杏子の映画生活

新作映画からTV放送まで、記憶の引き出しへようこそ☆ネタバレ注意。趣旨に合ったTB可、コメント不可。

残酷メルヘン 親指トムの冒険

2013年08月27日 | 映画(DVD・ビデオ・TV)
2012年10月6日公開 フランス 81分

おとぎ話は、ときに残酷―
昔々、5人兄弟の末っ子で“親指トム"と呼ばれた男の子がおりました。
トムたち兄弟は、貧しさに困った両親に森の奥で捨てられてしまいます。
そんな両親の企みを知っていたトムは、パン屑を目印に道すがら落として行きますが 鳥に食べられてしまい家に帰ることが出来なくなってしまいました。
森の中をさ迷ううちに、立派な屋敷に辿り着きますが、そこには人喰い鬼(ドニ・ラヴァン)が可愛い娘とともに住んでいました。
トムと兄弟は暫く娘たちの部屋に泊まるとこを許されますが、 不安を感じたトムは夜寝ている間、娘たちの王冠と自分たちの帽子を入れ替えるのでした。
そして夜中に部屋の中に鬼の気配を感じ…。


「親指トム」は元々はイギリスの民話で、グリム兄弟や、シャルル・ペローの童話でも有名です。
本作はペロー版だそうです。
本来童話というのは悲惨な史実が含まれた教訓的要素が秘められているとも言われていますが、この作品も17世紀当時のフランスの大飢饉を背景にしているとのこと。

若く貧しい夫婦が子沢山、よくあるケース
本来は優しい性格の人でも、餓えが続けば自分第一になってしまうのもある意味当然の結果。
子供たちを森に棄て、妻と二人っきりになった途端「そっち」萌えの夫。まんざらでもない妻。
あ~~あ、でもこれが現実なんだろね。
そもそも、夫の考えを断固拒絶する気は彼女にもない。それだけ深刻な飢餓状態ってことです。

凡庸な子供たちの中で、末っ子だけは聡かった
だけどしょせん子供の浅知恵。パンなんて撒いたら鳥さん食べちゃうよね~お腹空かせてるのは人間だけじゃないもんな。
確か、童話だと親が気づいて家の外に出られなくなったので仕方なく、だったような気がするけど・・。あれ?それは「ヘンゼルとグレーテル」だったっけ?
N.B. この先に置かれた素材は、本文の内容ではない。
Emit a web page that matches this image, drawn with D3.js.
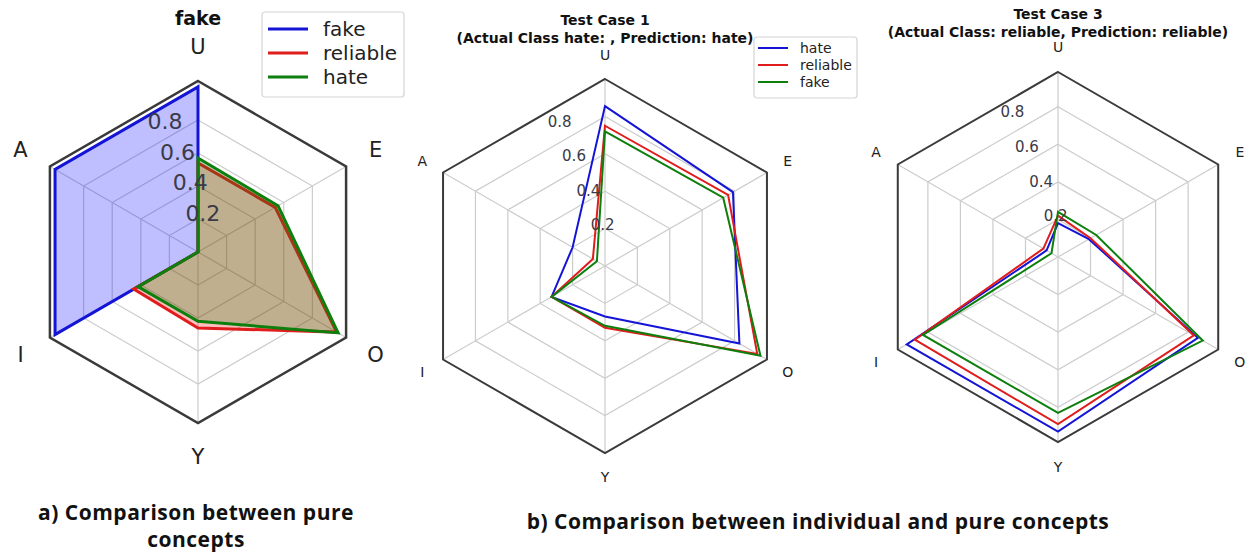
<!DOCTYPE html>
<html lang="en">
<head>
<meta charset="UTF-8">
<script src="https://cdn.jsdelivr.net/npm/d3@7"></script>
<title>Radar comparison</title>
<style>
  body { margin: 0; background: #fff; }
  svg text { font-family: "DejaVu Sans", sans-serif; }
  .caption { font-family: "Open Sans", sans-serif; font-weight: 700; font-size: 21px; letter-spacing: 0.5px; fill: #111; }
</style>
</head>
<body>
<svg id="chart" width="1255" height="555"></svg>
<script>
// axis order, clockwise from the top
var axesNames = ["U", "E", "O", "Y", "I", "A"];
var ringTicks = [0.2, 0.4, 0.6, 0.8];

// a) pure concepts
var pureNames = ["fake", "reliable", "hate"];
var pureFake = [1.0, 0.0, 0.0, 0.0, 1.0, 1.0];
var pureReliable = [0.54, 0.54, 0.97, 0.46, 0.45, 0.0];
var pureHate = [0.57, 0.56, 0.98, 0.42, 0.42, 0.0];

// b) test case 1
var case1Names = ["hate", "reliable", "fake"];
var case1Hate = [0.855, 0.79, 0.83, 0.27, 0.33, 0.20];
var case1Reliable = [0.75, 0.76, 0.94, 0.33, 0.33, 0.075];
var case1Fake = [0.72, 0.73, 0.96, 0.32, 0.33, 0.05];

// b) test case 3
var case3Names = ["hate", "reliable", "fake"];
var case3Hate = [0.18, 0.19, 0.86, 0.93, 0.93, 0.07];
var case3Reliable = [0.22, 0.20, 0.835, 0.89, 0.88, 0.09];
var case3Fake = [0.24, 0.235, 0.89, 0.83, 0.83, 0.04];

var colors = ["#1414d6", "#e01c1c", "#0c7f0c"];
var svg = d3.select("#chart");

function radar(opt) {
    var g = svg.append("g").attr("transform", "translate(" + opt.cx + "," + opt.cy + ")");
    var r = d3.scaleLinear().domain([0, opt.max]).range([0, opt.radius]);
    var angle = d3.scalePoint().domain(axesNames).range([0, 2 * Math.PI * 5 / 6]);
    var line = d3.lineRadial()
        .angle(function(d, i) { return angle(axesNames[i]); })
        .radius(function(d) { return r(d); })
        .curve(d3.curveLinearClosed);
    var pt = function(a, rad) { return [rad * Math.sin(a), -rad * Math.cos(a)]; };

    // grid rings
    g.selectAll(".ring").data(ringTicks).join("path")
        .attr("d", function(t) { return line(axesNames.map(function() { return t; })); })
        .attr("fill", "none").attr("stroke", "#cccccc").attr("stroke-width", 1.2);
    // spokes
    g.selectAll(".spoke").data(axesNames).join("line")
        .attr("x1", 0).attr("y1", 0)
        .attr("x2", function(d) { return pt(angle(d), opt.radius)[0]; })
        .attr("y2", function(d) { return pt(angle(d), opt.radius)[1]; })
        .attr("stroke", "#cccccc").attr("stroke-width", 1.2);

    // series
    opt.series.forEach(function(s, i) {
        if (opt.fill) {
            g.append("path").attr("d", line(s))
                .attr("fill", ["#0000ff", "#ff0000", "#008000"][i]).attr("fill-opacity", 0.25)
                .attr("stroke", "none");
        }
        g.append("path").attr("d", line(s))
            .attr("fill", "none").attr("stroke", colors[i])
            .attr("stroke-width", opt.lw).attr("stroke-linejoin", "miter");
    });

    // frame
    g.append("path").attr("d", line(axesNames.map(function() { return opt.max; })))
        .attr("fill", "none").attr("stroke", "#3a3a3a").attr("stroke-width", opt.frameW);

    // r tick labels at -22.5 deg
    g.selectAll(".rtick").data(ringTicks).join("text")
        .attr("x", function(t) { return pt(-Math.PI / 8, r(t))[0]; })
        .attr("y", function(t) { return pt(-Math.PI / 8, r(t))[1] - 1; })
        .attr("font-size", opt.tickSize).attr("fill", "#3a3a48")
        .text(function(t) { return t.toFixed(1); });

    // axis labels
    g.selectAll(".alab").data(axesNames).join("text")
        .attr("x", function(d) { return pt(angle(d), opt.labelR)[0]; })
        .attr("y", function(d) { return pt(angle(d), opt.labelR)[1]; })
        .attr("text-anchor", "middle").attr("dominant-baseline", "central")
        .attr("font-size", opt.labelSize).attr("fill", "#222")
        .text(function(d) { return d; });

    // title
    opt.title.forEach(function(t, i) {
        svg.append("text").attr("x", opt.cx).attr("y", opt.titleY + i * opt.titleStep)
            .attr("text-anchor", "middle").attr("font-weight", "bold")
            .attr("font-size", opt.titleSize).attr("fill", "#111").text(t);
    });

    // legend
    if (opt.legend) {
        var L = opt.legend;
        var lg = svg.append("g").attr("transform", "translate(" + L.x + "," + L.y + ")");
        lg.append("rect").attr("width", L.w).attr("height", L.h).attr("rx", 3)
            .attr("fill", "#fff").attr("stroke", "#d4d4d4").attr("stroke-width", 1.2);
        opt.names.forEach(function(n, i) {
            var y = L.pad + i * L.step;
            lg.append("line").attr("x1", L.lx).attr("x2", L.lx + L.len).attr("y1", y).attr("y2", y)
                .attr("stroke", colors[i]).attr("stroke-width", L.lw);
            lg.append("text").attr("x", L.tx).attr("y", y).attr("dominant-baseline", "central")
                .attr("font-size", L.size).attr("fill", "#222").text(n);
        });
    }
}

radar({
    cx: 198, cy: 252, radius: 171, max: 1.036, labelR: 205,
    series: [pureFake, pureReliable, pureHate], names: pureNames, fill: true,
    lw: 3, frameW: 2.5, tickSize: 22, labelSize: 21,
    title: ["fake"], titleY: 25, titleStep: 0, titleSize: 19,
    legend: { x: 262, y: 12, w: 142, h: 85, pad: 17, step: 24, lx: 6, len: 40, lw: 3, tx: 61, size: 20 }
});

radar({
    cx: 605, cy: 266, radius: 187, max: 1.0, labelR: 211,
    series: [case1Hate, case1Reliable, case1Fake], names: case1Names, fill: false,
    lw: 2, frameW: 2, tickSize: 15, labelSize: 14,
    title: ["Test Case 1", "(Actual Class hate: , Prediction: hate)"], titleY: 25, titleStep: 18, titleSize: 14,
    legend: { x: 754, y: 37, w: 103, h: 61, pad: 11, step: 17, lx: 4, len: 30, lw: 2, tx: 46, size: 14 }
});

radar({
    cx: 1058, cy: 257, radius: 185, max: 0.985, labelR: 210,
    series: [case3Hate, case3Reliable, case3Fake], names: case3Names, fill: false,
    lw: 2, frameW: 2, tickSize: 15, labelSize: 14,
    title: ["Test Case 3", "(Actual Class: reliable, Prediction: reliable)"], titleY: 19, titleStep: 18, titleSize: 14
});

// captions
svg.append("text").attr("class", "caption").attr("x", 196).attr("y", 520).attr("text-anchor", "middle")
    .text("a) Comparison between pure");
svg.append("text").attr("class", "caption").attr("x", 196).attr("y", 547).attr("text-anchor", "middle")
    .text("concepts");
svg.append("text").attr("class", "caption").attr("x", 818).attr("y", 529).attr("text-anchor", "middle")
    .text("b) Comparison between individual and pure concepts");
</script>
</body>
</html>
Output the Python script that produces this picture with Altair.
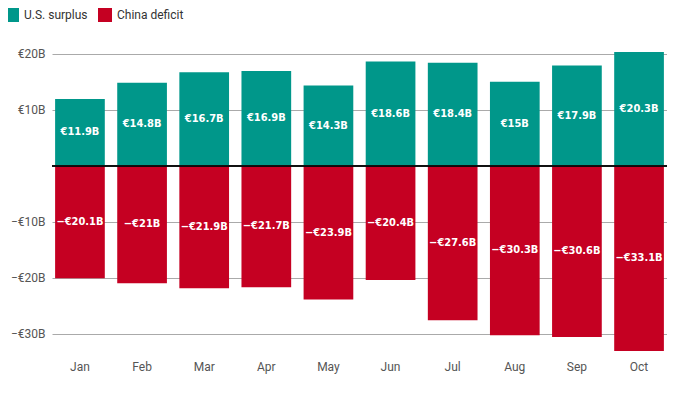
import altair as alt
import pandas as pd

months = ["Jan", "Feb", "Mar", "Apr", "May", "Jun", "Jul", "Aug", "Sep", "Oct"]
surplus = [11.9, 14.8, 16.7, 16.9, 14.3, 18.6, 18.4, 15, 17.9, 20.3]
deficit = [-20.1, -21, -21.9, -21.7, -23.9, -20.4, -27.6, -30.3, -30.6, -33.1]
series_names = ["U.S. surplus", "China deficit"]
series_colors = ["#00978a", "#c50022"]
y_ticks = [-30, -20, -10, 10, 20]


def fmt(v):
    s = f"{abs(v):g}"
    return ("\u2212€" if v < 0 else "€") + s + "B"


rows = []
for m, s, d in zip(months, surplus, deficit):
    rows.append({"month": m, "series": series_names[0], "value": s, "label": fmt(s)})
    rows.append({"month": m, "series": series_names[1], "value": d, "label": fmt(d)})
df = pd.DataFrame(rows)

FONT = "Roboto"

x_enc = alt.X(
    "month:N",
    sort=months,
    title=None,
    scale=alt.Scale(paddingInner=0.2, paddingOuter=0.05),
    axis=alt.Axis(labelAngle=0, ticks=False, domain=False, labelPadding=10,
                  labelFont=FONT, labelFontSize=12, labelColor="#555"),
)

base = alt.Chart(df)

bars = base.mark_bar().encode(
    x=x_enc,
    y=alt.Y(
        "value:Q",
        title=None,
        scale=alt.Scale(domain=[-33.1, 20.3], nice=False, zero=True),
        axis=alt.Axis(values=y_ticks, ticks=False, domain=False, labelPadding=7,
                      grid=True, gridColor="#aaaaaa", gridWidth=1,
                      labelFont=FONT, labelFontSize=12, labelColor="#555",
                      labelExpr="datum.value < 0 ? '\u2212€' + abs(datum.value) + 'B' : '€' + datum.value + 'B'"),
    ),
    color=alt.Color(
        "series:N",
        scale=alt.Scale(domain=series_names, range=series_colors),
        legend=alt.Legend(title=None, orient="none", legendX=-47, legendY=-44,
                          direction="horizontal", symbolType="square", symbolSize=196,
                          symbolStrokeWidth=0, labelFont=FONT, labelFontSize=12,
                          labelColor="#333", columnPadding=10, labelOffset=5,
                          symbolOpacity=1),
    ),
)

labels = base.transform_calculate(mid="datum.value / 2").mark_text(
    color="white", fontWeight="bold", font="DejaVu Sans Condensed", fontSize=11,
    align="center", baseline="middle",
).encode(
    x=alt.X("month:N", sort=months),
    y=alt.Y("mid:Q"),
    text="label:N",
)

zero = alt.Chart(df).mark_rule(color="#111", strokeWidth=1).encode(y=alt.datum(0))

chart = alt.layer(bars, zero, labels).properties(
    width=615,
    height=299,
    autosize=alt.AutoSizeParams(type="none"),
    padding={"left": 44, "top": 44, "right": 0, "bottom": 30},
).configure_view(stroke=None)

chart.save("out.html", embed_options={"renderer": "svg", "actions": False})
鬼の家に迷い込んだ子供たちを最初は追い返そうとする鬼の妻。彼女の立場も微妙~~。
夫のことも彼に似た娘たちのことも恐れ嫌っているようでもあるけど、一方でやはり愛してもいるんだな最終的に捕まった子供たちを逃がす気はないけど、時間稼ぎはしてくれるところに彼女の迷いが感じられます。そしてトムの機転により夫が間違えて娘たちを殺してしまったことを知り嘆きのあまり自らも死んでしまった彼女が一番可哀想だったかも

追いかけてきた鬼が退治される場面は、それまでのリアル路線からいきなりチープなお子様番組的雰囲気となったのが残念でしたが、鬼の家から宝物をどっさり頂いてきた(これって結果的に押し込み泥棒じゃん)トムが、王様然と家族に肉を投げ与える皮肉的なラストはまさに「残酷」と冠するに値するシュールさでした。